** start **

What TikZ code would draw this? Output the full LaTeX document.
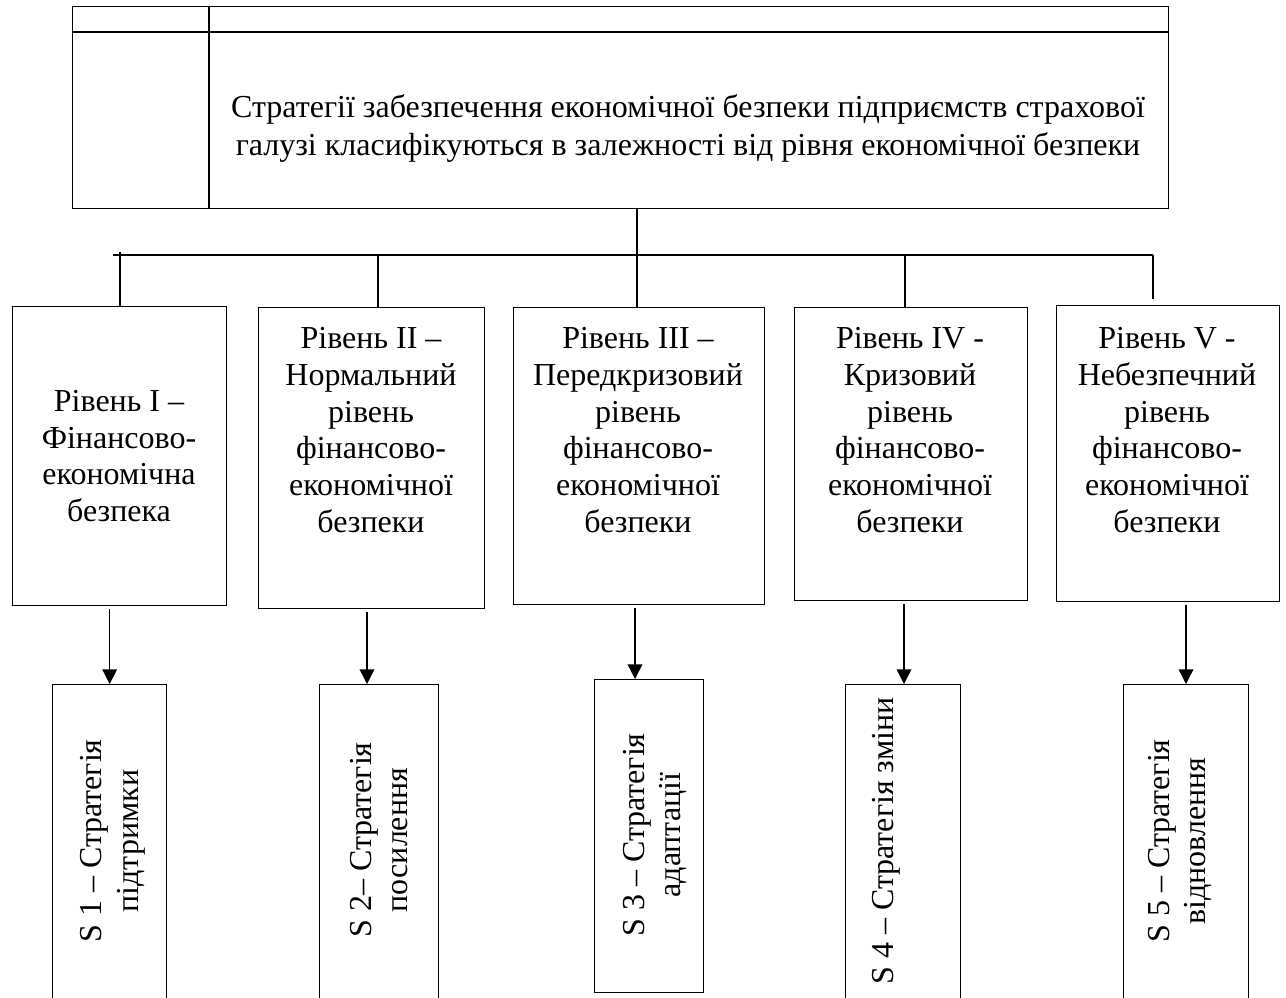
\documentclass[tikz,border=0pt]{standalone}
\usepackage{fontspec}
\setmainfont{Liberation Serif}
\usetikzlibrary{arrows.meta}
\begin{document}
\begin{tikzpicture}[x=0.75pt,y=-0.75pt,
  box/.style={draw, line width=1pt, inner sep=0pt, anchor=north west},
  txt/.style={font=\fontsize{24}{27.6}\selectfont, align=center, inner sep=0pt},
  conn/.style={line width=1pt},
  arr/.style={line width=1pt, shorten <=2pt, -{Triangle[length=11pt,width=11pt]}}]
\useasboundingbox (0,0) rectangle (1286,997);
\clip (0,0) rectangle (1286,997);

% top box (table)
\node[box, minimum width=822pt, minimum height=151.5pt] (top) at (72,6) {};
\draw[conn] (top.west |- 0,32) -- (top.east |- 0,32);
\draw[conn] (top.north -| 209,0) -- (top.south -| 209,0);
\node[txt, font=\fontsize{24}{28.5}\selectfont] (toptxt) at (688,128) {Стратегії забезпечення економічної безпеки підприємств страхової\\галузі класифікуються в залежності від рівня економічної безпеки};

% level boxes
\node[box, minimum width=160.5pt, minimum height=224.25pt] (u1) at (12,306) {};
\node[box, minimum width=169.5pt, minimum height=225.75pt] (u2) at (258,307) {};
\node[box, minimum width=188.25pt, minimum height=222.75pt] (u3) at (513,307) {};
\node[box, minimum width=174.75pt, minimum height=219.75pt] (u4) at (794,307) {};
\node[box, minimum width=167.25pt, minimum height=222pt] (u5) at (1056,305) {};

\node[txt] (t1) at (119,456) {Рівень I –\\Фінансово-\\економічна\\безпека};
\node[txt] (t2) at (371,430) {Рівень II –\\Нормальний\\рівень\\фінансово-\\економічної\\безпеки};
\node[txt] (t3) at (638,430) {Рівень III –\\Передкризовий\\рівень\\фінансово-\\економічної\\безпеки};
\node[txt] (t4) at (910,430) {Рівень IV -\\Кризовий\\рівень\\фінансово-\\економічної\\безпеки};
\node[txt] (t5) at (1167,430) {Рівень V -\\Небезпечний\\рівень\\фінансово-\\економічної\\безпеки};

% strategy boxes
\node[box, minimum width=85.5pt, minimum height=244.5pt] (b1) at (52,684) {};
\node[box, minimum width=89.25pt, minimum height=244.5pt] (b2) at (319,684) {};
\node[box, minimum width=81.75pt, minimum height=234.75pt] (b3) at (594,679) {};
\node[box, minimum width=86.25pt, minimum height=244.5pt] (b4) at (845,684) {};
\node[box, minimum width=93.75pt, minimum height=244.5pt] (b5) at (1123,684) {};

\node[txt, rotate=90] (s1) at (113,841) {S 1 – Стратегія\\підтримки};
\node[txt, rotate=90] (s2) at (379,840) {S 2– Стратегія\\посилення};
\node[txt, rotate=90] (s3) at (655,835) {S 3 – Стратегія\\адаптації};
\node[txt, rotate=90] (s4) at (886,841) {S 4 – Стратегія зміни};
\node[txt, rotate=90] (s5) at (1180,841) {S 5 – Стратегія\\відновлення};

% tree connectors
\coordinate (hl) at (113,255);
\coordinate (hr) at (1153,255);
\coordinate (k1) at (120,252);
\coordinate (k2) at (378,255);
\coordinate (k4) at (905,255);
\coordinate (k5) at (1153,299);
\draw[conn] (hl) -- (hr);
\draw[conn] (top.south -| 637,0) -- (u3.north -| 637,0);
\draw[conn] (k1) -- (u1.north -| k1);
\draw[conn] (k2) -- (u2.north -| k2);
\draw[conn] (k4) -- (u4.north -| k4);
\draw[conn] (hr) -- (k5);

% arrows
\draw[arr] (u1.south -| b1.north) -- (b1.north);
\draw[arr] (u2.south -| 367,0) -- (b2.north -| 367,0);
\draw[arr] (u3.south -| 635,0) -- (b3.north -| 635,0);
\draw[arr] (u4.south -| 904,0) -- (b4.north -| 904,0);
\draw[arr] (u5.south -| 1186,0) -- (b5.north -| 1186,0);
\end{tikzpicture}
\end{document}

** end **

STATED EXERCISE: Transcribe the listing above verbatim. Omit the pictures.

RESULT OF THE EXERCISE:
What TikZ code would draw this? Output the full LaTeX document.
\documentclass[tikz,border=0pt]{standalone}
\usepackage{fontspec}
\setmainfont{Liberation Serif}
\usetikzlibrary{arrows.meta}
\begin{document}
\begin{tikzpicture}[x=0.75pt,y=-0.75pt,
  box/.style={draw, line width=1pt, inner sep=0pt, anchor=north west},
  txt/.style={font=\fontsize{24}{27.6}\selectfont, align=center, inner sep=0pt},
  conn/.style={line width=1pt},
  arr/.style={line width=1pt, shorten <=2pt, -{Triangle[length=11pt,width=11pt]}}]
\useasboundingbox (0,0) rectangle (1286,997);
\clip (0,0) rectangle (1286,997);

% top box (table)
\node[box, minimum width=822pt, minimum height=151.5pt] (top) at (72,6) {};
\draw[conn] (top.west |- 0,32) -- (top.east |- 0,32);
\draw[conn] (top.north -| 209,0) -- (top.south -| 209,0);
\node[txt, font=\fontsize{24}{28.5}\selectfont] (toptxt) at (688,128) {Стратегії забезпечення економічної безпеки підприємств страхової\\галузі класифікуються в залежності від рівня економічної безпеки};

% level boxes
\node[box, minimum width=160.5pt, minimum height=224.25pt] (u1) at (12,306) {};
\node[box, minimum width=169.5pt, minimum height=225.75pt] (u2) at (258,307) {};
\node[box, minimum width=188.25pt, minimum height=222.75pt] (u3) at (513,307) {};
\node[box, minimum width=174.75pt, minimum height=219.75pt] (u4) at (794,307) {};
\node[box, minimum width=167.25pt, minimum height=222pt] (u5) at (1056,305) {};

\node[txt] (t1) at (119,456) {Рівень I –\\Фінансово-\\економічна\\безпека};
\node[txt] (t2) at (371,430) {Рівень II –\\Нормальний\\рівень\\фінансово-\\економічної\\безпеки};
\node[txt] (t3) at (638,430) {Рівень III –\\Передкризовий\\рівень\\фінансово-\\економічної\\безпеки};
\node[txt] (t4) at (910,430) {Рівень IV -\\Кризовий\\рівень\\фінансово-\\економічної\\безпеки};
\node[txt] (t5) at (1167,430) {Рівень V -\\Небезпечний\\рівень\\фінансово-\\економічної\\безпеки};

% strategy boxes
\node[box, minimum width=85.5pt, minimum height=244.5pt] (b1) at (52,684) {};
\node[box, minimum width=89.25pt, minimum height=244.5pt] (b2) at (319,684) {};
\node[box, minimum width=81.75pt, minimum height=234.75pt] (b3) at (594,679) {};
\node[box, minimum width=86.25pt, minimum height=244.5pt] (b4) at (845,684) {};
\node[box, minimum width=93.75pt, minimum height=244.5pt] (b5) at (1123,684) {};

\node[txt, rotate=90] (s1) at (113,841) {S 1 – Стратегія\\підтримки};
\node[txt, rotate=90] (s2) at (379,840) {S 2– Стратегія\\посилення};
\node[txt, rotate=90] (s3) at (655,835) {S 3 – Стратегія\\адаптації};
\node[txt, rotate=90] (s4) at (886,841) {S 4 – Стратегія зміни};
\node[txt, rotate=90] (s5) at (1180,841) {S 5 – Стратегія\\відновлення};

% tree connectors
\coordinate (hl) at (113,255);
\coordinate (hr) at (1153,255);
\coordinate (k1) at (120,252);
\coordinate (k2) at (378,255);
\coordinate (k4) at (905,255);
\coordinate (k5) at (1153,299);
\draw[conn] (hl) -- (hr);
\draw[conn] (top.south -| 637,0) -- (u3.north -| 637,0);
\draw[conn] (k1) -- (u1.north -| k1);
\draw[conn] (k2) -- (u2.north -| k2);
\draw[conn] (k4) -- (u4.north -| k4);
\draw[conn] (hr) -- (k5);

% arrows
\draw[arr] (u1.south -| b1.north) -- (b1.north);
\draw[arr] (u2.south -| 367,0) -- (b2.north -| 367,0);
\draw[arr] (u3.south -| 635,0) -- (b3.north -| 635,0);
\draw[arr] (u4.south -| 904,0) -- (b4.north -| 904,0);
\draw[arr] (u5.south -| 1186,0) -- (b5.north -| 1186,0);
\end{tikzpicture}
\end{document}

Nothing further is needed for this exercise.